After all that they then all prayed for me and laid hands on me and just spoke Gods love to me and how I am not a mistake. It was very healing and amazing!
Later that night afterwards several of the people from my group texted me later and thanked me again for being so vulnerable and real and said how proud they were of me and how my story actually encouraged them! And how it showed them that maybe they have to be more honest with the group about their own struggles. It challenged them to be more vulnerable and real. I was like wow who knew my own story could affect others who have totally different struggles? I guess thats why God asks us to share and be real so we can encourage one another on our journeys. Glad I finally obeyed God and did what He wanted. It was the scariest night of my life but also among the best too as I felt Gods love for me through his people.
I admit that several times since sharing I have felt rather weird or exposed you could say knowing that a rather large group of people know about me now. But I think that’s just Satan trying to make me feel shame again so I have been shaking it off. I know God is proud of me for sharing and it was the right thing to do! I am finally free with this group of people which feels amazing. No need to hide anymore they know all about me now and still love me not the same but MORE!! Satan had me convinced for so long they would judge and reject me. The truth was the opposite happened. He really is a master liar and deceiver. Thankful God broke through my shame and allowed me to see the truth!! And also amazed that my own story challenged and encouraged others who have totally different struggles.

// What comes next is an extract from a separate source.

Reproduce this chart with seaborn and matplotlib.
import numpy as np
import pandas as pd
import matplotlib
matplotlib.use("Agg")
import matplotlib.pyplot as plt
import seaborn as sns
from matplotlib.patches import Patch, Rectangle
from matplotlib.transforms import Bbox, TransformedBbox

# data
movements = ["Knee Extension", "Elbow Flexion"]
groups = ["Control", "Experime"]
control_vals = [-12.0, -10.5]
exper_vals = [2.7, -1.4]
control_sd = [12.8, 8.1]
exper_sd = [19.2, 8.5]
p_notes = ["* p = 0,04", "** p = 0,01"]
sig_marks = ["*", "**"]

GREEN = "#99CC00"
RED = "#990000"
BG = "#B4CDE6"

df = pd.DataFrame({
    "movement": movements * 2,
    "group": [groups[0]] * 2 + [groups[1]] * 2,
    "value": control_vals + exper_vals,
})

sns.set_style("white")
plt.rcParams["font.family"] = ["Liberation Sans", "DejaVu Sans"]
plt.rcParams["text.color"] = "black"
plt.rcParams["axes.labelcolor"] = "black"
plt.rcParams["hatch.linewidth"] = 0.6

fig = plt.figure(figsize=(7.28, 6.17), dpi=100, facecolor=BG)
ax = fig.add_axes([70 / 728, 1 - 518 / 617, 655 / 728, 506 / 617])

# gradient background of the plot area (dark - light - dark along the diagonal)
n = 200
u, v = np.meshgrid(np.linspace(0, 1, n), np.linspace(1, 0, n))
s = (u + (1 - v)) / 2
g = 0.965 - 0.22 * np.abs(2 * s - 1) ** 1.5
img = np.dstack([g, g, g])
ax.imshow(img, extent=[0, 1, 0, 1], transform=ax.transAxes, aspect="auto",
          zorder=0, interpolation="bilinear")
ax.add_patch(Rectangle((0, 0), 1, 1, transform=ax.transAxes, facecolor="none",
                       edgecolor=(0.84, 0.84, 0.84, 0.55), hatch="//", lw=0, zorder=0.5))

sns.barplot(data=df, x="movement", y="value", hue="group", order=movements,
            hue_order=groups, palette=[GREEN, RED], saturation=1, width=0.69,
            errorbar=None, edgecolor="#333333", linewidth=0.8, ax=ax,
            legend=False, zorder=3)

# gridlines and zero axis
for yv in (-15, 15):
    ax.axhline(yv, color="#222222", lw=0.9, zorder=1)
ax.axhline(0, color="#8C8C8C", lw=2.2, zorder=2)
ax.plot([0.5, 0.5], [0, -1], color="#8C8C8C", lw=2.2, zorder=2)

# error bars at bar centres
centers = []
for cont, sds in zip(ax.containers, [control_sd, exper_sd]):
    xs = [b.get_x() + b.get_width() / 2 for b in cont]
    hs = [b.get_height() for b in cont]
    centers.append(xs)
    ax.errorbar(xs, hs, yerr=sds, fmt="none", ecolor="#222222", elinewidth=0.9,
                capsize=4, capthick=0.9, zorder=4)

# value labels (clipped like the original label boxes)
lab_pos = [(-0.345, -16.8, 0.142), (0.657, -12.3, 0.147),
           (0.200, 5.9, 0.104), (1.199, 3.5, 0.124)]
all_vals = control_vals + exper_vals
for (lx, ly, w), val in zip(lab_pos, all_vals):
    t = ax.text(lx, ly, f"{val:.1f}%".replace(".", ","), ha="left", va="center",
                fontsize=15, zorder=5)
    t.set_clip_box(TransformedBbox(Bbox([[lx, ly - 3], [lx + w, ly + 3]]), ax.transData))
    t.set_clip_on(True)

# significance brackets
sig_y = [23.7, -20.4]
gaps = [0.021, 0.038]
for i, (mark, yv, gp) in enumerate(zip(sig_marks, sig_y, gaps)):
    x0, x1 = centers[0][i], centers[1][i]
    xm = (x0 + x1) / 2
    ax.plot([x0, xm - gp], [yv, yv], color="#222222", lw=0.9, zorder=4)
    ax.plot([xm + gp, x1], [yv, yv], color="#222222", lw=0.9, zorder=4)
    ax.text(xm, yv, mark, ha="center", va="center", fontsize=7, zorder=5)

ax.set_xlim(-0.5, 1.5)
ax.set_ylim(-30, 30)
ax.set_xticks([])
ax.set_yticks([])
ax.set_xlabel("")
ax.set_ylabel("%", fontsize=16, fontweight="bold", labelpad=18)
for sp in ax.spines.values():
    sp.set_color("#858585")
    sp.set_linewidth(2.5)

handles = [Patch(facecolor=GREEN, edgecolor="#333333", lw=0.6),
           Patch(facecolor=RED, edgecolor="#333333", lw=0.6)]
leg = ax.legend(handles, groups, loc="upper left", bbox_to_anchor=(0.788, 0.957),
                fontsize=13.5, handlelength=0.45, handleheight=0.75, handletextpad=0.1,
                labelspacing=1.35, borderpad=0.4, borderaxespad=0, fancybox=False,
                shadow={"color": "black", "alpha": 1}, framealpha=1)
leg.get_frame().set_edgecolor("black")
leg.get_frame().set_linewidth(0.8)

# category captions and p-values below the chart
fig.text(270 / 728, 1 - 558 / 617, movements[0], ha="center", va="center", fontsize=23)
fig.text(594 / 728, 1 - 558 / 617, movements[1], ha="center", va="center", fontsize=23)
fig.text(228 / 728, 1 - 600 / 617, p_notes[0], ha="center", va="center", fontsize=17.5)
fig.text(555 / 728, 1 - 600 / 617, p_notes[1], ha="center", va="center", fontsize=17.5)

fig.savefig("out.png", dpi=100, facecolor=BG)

So ya I dont know whats next but hopefully I become closer with them through this and learn to be honest when I am feeling down and get rid of the "everything is fine" mentality that I had for so long and just learn to be real. Its still a process as already at church when I saw them and they asked how I was I immediately went back to "Im fine" but I did manage to catch myself and said more after that. It does feel weird to be known struggles and all and I felt rather weird at church when I saw them wondering what they think about me. But those feelings passed quickly and so far its been great to be real. Will keep you all updated on things!